5. Keep the camera powered on. You don’t save that much battery power by turning it off after every shot. You’re just wasting time and risk possibly missing a shot as you wait for the camera to turn on or try to take the shot with the camera off.

6. Set up your camera to minimize tinkering with settings. Some of you are comfortable enough with the buttons and dials on your camera that you can adjust settings on a whim. That’s great. The rest of you need to be more careful with this. You don’t want to bring your camera to your eye to shoot only to realize that you left the mode dial on Shutter Priority and had the shutter speed set to 2 seconds.
My fool-proof suggestion would be Auto-ISO, Aperture Priority, Continuous release, AF-A, 3D-tracking AF Area with center AF point active.

If you’ve done all that, this means that your camera is instantly accessible and ready to shoot at all moments.
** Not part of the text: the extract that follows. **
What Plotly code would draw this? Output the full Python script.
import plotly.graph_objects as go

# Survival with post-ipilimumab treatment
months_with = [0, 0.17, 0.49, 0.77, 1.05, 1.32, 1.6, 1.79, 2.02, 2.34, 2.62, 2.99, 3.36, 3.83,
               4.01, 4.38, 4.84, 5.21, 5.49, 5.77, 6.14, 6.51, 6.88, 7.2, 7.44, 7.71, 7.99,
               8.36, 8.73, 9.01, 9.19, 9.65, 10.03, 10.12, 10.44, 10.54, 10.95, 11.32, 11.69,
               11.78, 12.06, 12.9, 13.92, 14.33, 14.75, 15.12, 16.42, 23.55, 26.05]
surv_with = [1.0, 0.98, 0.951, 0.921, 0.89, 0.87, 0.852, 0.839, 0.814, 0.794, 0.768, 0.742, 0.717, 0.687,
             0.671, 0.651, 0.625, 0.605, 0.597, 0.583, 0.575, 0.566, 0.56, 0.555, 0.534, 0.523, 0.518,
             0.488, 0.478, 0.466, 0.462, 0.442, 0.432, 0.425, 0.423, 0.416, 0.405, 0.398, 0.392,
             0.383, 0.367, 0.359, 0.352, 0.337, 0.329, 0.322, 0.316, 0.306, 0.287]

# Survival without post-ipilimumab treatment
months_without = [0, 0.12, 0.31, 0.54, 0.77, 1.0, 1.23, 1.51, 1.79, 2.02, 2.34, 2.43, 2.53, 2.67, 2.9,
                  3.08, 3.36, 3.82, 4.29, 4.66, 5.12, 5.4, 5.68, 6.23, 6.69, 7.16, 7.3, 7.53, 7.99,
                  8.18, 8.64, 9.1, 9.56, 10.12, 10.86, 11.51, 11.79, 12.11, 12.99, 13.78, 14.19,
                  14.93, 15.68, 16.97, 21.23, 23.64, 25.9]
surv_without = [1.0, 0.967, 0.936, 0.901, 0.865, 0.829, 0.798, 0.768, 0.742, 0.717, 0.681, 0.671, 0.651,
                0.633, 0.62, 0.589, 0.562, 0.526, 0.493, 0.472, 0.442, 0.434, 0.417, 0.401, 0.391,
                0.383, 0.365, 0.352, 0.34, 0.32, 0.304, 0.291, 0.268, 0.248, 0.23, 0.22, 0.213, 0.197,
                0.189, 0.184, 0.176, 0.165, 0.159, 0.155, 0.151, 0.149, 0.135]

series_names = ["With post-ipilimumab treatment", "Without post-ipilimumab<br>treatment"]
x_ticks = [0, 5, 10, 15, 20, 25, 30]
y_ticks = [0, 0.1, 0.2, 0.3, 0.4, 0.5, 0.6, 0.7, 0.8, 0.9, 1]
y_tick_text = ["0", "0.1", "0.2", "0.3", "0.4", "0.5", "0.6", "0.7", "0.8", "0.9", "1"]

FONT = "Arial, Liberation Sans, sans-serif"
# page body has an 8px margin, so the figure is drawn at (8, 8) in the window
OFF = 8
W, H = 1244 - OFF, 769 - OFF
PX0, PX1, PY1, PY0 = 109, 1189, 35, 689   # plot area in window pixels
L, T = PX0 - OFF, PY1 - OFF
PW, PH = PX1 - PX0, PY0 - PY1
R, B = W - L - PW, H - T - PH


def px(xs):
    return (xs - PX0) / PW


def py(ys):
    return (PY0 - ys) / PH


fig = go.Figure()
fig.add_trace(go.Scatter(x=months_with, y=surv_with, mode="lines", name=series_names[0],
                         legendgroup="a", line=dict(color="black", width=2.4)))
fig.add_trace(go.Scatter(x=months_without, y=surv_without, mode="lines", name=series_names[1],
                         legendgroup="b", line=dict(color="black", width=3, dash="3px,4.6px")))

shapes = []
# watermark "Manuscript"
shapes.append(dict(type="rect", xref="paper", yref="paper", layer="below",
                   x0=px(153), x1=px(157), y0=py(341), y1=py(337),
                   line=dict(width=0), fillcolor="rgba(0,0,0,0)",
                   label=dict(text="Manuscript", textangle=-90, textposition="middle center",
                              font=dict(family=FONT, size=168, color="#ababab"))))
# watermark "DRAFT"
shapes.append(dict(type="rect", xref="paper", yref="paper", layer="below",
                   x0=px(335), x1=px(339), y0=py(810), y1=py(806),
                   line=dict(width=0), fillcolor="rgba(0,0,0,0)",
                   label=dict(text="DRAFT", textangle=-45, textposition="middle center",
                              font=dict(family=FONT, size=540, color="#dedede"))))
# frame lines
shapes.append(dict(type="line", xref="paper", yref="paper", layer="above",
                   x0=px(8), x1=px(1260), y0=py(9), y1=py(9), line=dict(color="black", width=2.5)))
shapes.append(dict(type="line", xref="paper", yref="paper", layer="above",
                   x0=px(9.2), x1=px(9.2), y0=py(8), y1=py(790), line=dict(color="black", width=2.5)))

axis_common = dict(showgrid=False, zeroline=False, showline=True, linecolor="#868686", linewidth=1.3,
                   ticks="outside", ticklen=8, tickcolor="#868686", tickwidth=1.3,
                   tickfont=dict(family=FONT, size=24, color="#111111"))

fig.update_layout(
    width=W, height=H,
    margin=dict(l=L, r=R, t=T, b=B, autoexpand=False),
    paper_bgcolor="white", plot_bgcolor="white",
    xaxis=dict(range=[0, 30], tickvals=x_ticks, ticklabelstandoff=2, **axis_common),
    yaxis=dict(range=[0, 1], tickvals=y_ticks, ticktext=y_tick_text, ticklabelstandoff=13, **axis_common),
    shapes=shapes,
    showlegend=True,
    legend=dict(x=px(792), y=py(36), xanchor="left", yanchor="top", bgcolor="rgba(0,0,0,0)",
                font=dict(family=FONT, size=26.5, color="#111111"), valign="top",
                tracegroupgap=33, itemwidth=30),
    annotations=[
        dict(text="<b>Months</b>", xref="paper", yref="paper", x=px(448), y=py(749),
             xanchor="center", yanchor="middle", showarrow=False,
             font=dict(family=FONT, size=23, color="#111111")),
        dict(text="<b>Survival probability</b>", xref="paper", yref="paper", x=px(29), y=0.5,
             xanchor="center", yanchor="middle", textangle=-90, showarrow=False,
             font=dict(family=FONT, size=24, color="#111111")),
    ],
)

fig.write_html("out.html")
Then all you have to do is fire away. You’ll shoot more, learn more, be more comfortable with your camera, and inevitably become a much better photographer!

Comments

  • edited October 2014
    You can use a tighter hood on DX than on FX, and Nikon hoods are pretty conservative anyway. A perfect fit on the 18-55mm kit lens is the HN3, a metal screw-in hood made originally for FX 35mm lenses. It's secure and compact and I leave mine on all the time. It's threaded on the inside, and Nikon caps are made to fit inside a hood (not all are - other brands that is). So if you like the lens cap too, you can snap it in without ever removing the hood.
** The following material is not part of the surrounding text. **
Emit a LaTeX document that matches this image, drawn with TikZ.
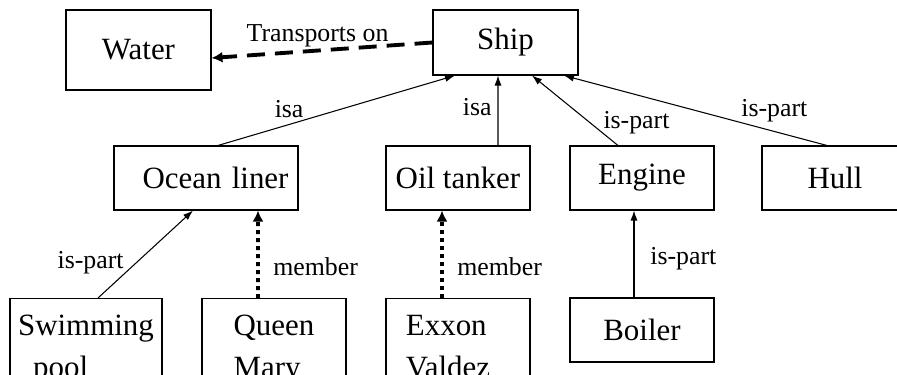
\documentclass[tikz,border=0pt]{standalone}
\usepackage{fontspec}
\setmainfont{Liberation Serif}
\usetikzlibrary{arrows.meta}

\begin{document}
\begin{tikzpicture}[x=0.02cm, y=-0.02cm,
	box/.style={draw, rectangle, line width=0.6pt, inner sep=0pt,
		font=\fontsize{17.6}{24}\selectfont},
	rowbox/.style={box, minimum width=2.88cm, minimum height=1.28cm},
	twoline/.style={box, anchor=north, align=left, inner ysep=0.33cm,
		minimum width=2.88cm},
	lbl/.style={font=\fontsize{14.7}{17}\selectfont},
	isarrow/.style={-{Latex[length=0.2cm, width=0.14cm]}, line width=0.6pt},
	memberarrow/.style={-{Latex[length=0.22cm, width=0.22cm]}, line width=2.2pt,
		dash pattern=on 0.08cm off 0.08cm},
	transarrow/.style={-{Latex[length=0.22cm, width=0.22cm]}, line width=2.2pt,
		dash pattern=on 0.36cm off 0.2cm}]

	\useasboundingbox (0,0) rectangle (897,375);

	% top row
	\node[box, minimum width=2.9cm, minimum height=1.6cm] (water) at (138.5,50) {Water};
	\node[box, minimum width=2.9cm, minimum height=1.3cm] (ship)  at (505.5,42.5) {Ship};

	% kinds and parts of a ship
	\node[rowbox, minimum width=3.68cm, text width=3.3cm, align=right]
		(liner)  at (206,178) {Ocean liner};
	\node[rowbox]                       (tanker) at (458,178) {Oil tanker};
	\node[rowbox]                       (engine) at (642,178) {Engine};
	\node[rowbox, minimum width=2.92cm] (hull)   at (835,178) {Hull};

	% bottom row
	\node[twoline, minimum width=3.04cm] (pool)  at (86,298)  {Swimming\\\hspace{0.3cm}pool};
	\node[twoline]                       (queen) at (274,298) {Queen\\Mary};
	\node[twoline]                       (exxon) at (458,298) {Exxon\\Valdez\hspace*{0.4cm}};
	\node[rowbox]                        (boiler) at (642,330) {Boiler};

	\draw[transarrow] (ship.west) --
		node[lbl, pos=0.52, above, yshift=-0.08cm] {Transports on} ([yshift=-0.16cm]water.east);

	\draw[isarrow] ([xshift=0.24cm]liner.north) --
		node[lbl, pos=0.3, above] {isa} ([xshift=-1.01cm]ship.south);
	\draw[isarrow] ([xshift=0.8cm]tanker.north) --
		node[lbl, pos=0.55, left] {isa} ([xshift=-0.15cm]ship.south);
	\draw[isarrow] ([xshift=-0.48cm]engine.north) --
		node[lbl, pos=0.33, right=0.15cm] {is-part} ([xshift=0.53cm]ship.south);
	\draw[isarrow] ([xshift=-0.16cm]hull.north) --
		node[lbl, pos=0.2, above, yshift=0.06cm] {is-part} ([xshift=1.17cm]ship.south);

	\draw[isarrow] ([xshift=0.24cm]pool.north) --
		node[lbl, pos=0.4, left=0.12cm] {is-part} ([xshift=-0.26cm]liner.south);
	\draw[memberarrow] ([xshift=-0.32cm]queen.north) --
		node[lbl, pos=0.36, right=0.15cm] {member} ([xshift=1.04cm]liner.south);
	\draw[memberarrow] ([xshift=-0.32cm]exxon.north) --
		node[lbl, pos=0.36, right=0.15cm] {member} ([xshift=-0.32cm]tanker.south);
	\draw[isarrow] ([xshift=-0.16cm]boiler.north) --
		node[lbl, pos=0.45, right=0.2cm] {is-part} ([xshift=-0.16cm]engine.south);
\end{tikzpicture}
\end{document}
    Remember the famous photographer Weegee, when asked what photographic rule he would recommend, "f/8 and be there".

    Buy a spare battery and always have it charged and within a reasonable distance, and you need never be nervous about leaving the power on.

    One of the inconveniences of the D3200 is that the focus point is easy to move by accident. Hitting the OK button will recenter it. Get used to doing this before you even bother to look.
  • edited October 2014
    I’ve always thought that DX hoods are longer than FX hoods for lenses of equivalent focal lengths due to the crop factor increasing the effective focal length. Anyway, the point is either keep the hood on in the forward position or leave it home.

    Anyway, I thought I’d elaborate a bit more on lens caps and why we shouldn’t hesitate to leave it in our pockets.

    What’s the purpose of a lens cap? It protects the front element of our lens.

    What’s the purpose of a clear/UV filter? It protects the front element of our lens. Back in the film days, filtering out UV rays was a real thing. Today with digital sensors, UV is a non-issue.

    What’s the purpose of a lens hood? It’s primary purpose is to minimize flare, but the nature of the hood means it also serves to protect the front element of our lens.

    You can probably see where I’m going with all this. You have 3 things that protect the lens front element. I would propose that using all 3 is overkill and that if we had to give up one of these 3, the no-brainer would have to be the lens cap.

    Regarding the filter, I suppose it’s impossible to not mention the merits of it in terms of impact on image quality. Using a filter will degrade your image quality. That’s indisputable since light has to pass through an additional layer of glass before it reaches your sensor. I would argue that the difference is negligible, especially on higher end filters. You really have to pixel peep to be able to see the tiny bit of difference.
  • edited October 2014
    I prefer to ditch the filter because it often has a slight issue with flare, which can lessen contrast in a picture without being directly visible. Since I carry my camera in a bag in the car, I keep the hood and cap, and lose the filter. All Nikon caps are designed to snap inside an installed or inverted hood. The latest are easy to get in and out, even when reached deep inside a fixed hood. So they go on while the camera is in the case, and off when I pick it up to carry.

    My cap definitely comes off when walking around.
  • edited December 2015
    I'm grateful for this information. Being new to photography I am über paranoid about damaging the lens. I am one that turns the camera off and puts the cap on after almost every picture. Pain in the neck, but now that I know the hood will not affect the quality of pictures, I will definitely be leaving cap off and hood on. Thank you!
  • edited December 2015
    ohyeahar,

    On your #6, you don't mention what your settings for the auto ISO would be.
  • edited December 2015
    Ohyeahar hasn't been around much recently. He traded up to a D750.

    With regard to the use of Auto ISO (which I generally do not do) I would suggest that you always start at the lowest ISO if auto is on. Since it will adjust as needed, there is really no reason not to. The upper limit will vary depending on the kind of shooting you're doing and how important high ISO noise is.

    At least on the Nikon, you can select the slowest shutter speed before ISO is boosted. The default is 1/30, which may be faster than you need if you are steady with a VR lens. You can also set an automatic shutter speed that varies with certain lenses, but defaults to 1/30. It's easy to experiment to find your comfort level.

    If you are using a Nikon, at least the D3xxx and its ilk, you should know that the upper limit of auto ISO, which you can set, also constitutes the upper limit of manual ISO choice whenever Auto is enabled. In other words, if you set Auto to a limit of 800, and leave Auto on, you cannot select a higher ISO manually even though it appears you can. This limitation is not documented, and the unused ISO speeds are not grayed out on the dial. If you want to set a higher ISO than the auto limit, you must turn off Auto.

    This is one of the reasons I don't use Auto. I would be more inclined to leave it on Auto if I could keep the usual limit at something like 800 or even 400 in normal use, but still be able to pop it up to a high number for dark shots. But the only way to do that is to go to the menu, either to turn off Auto or change the max. So off it stays.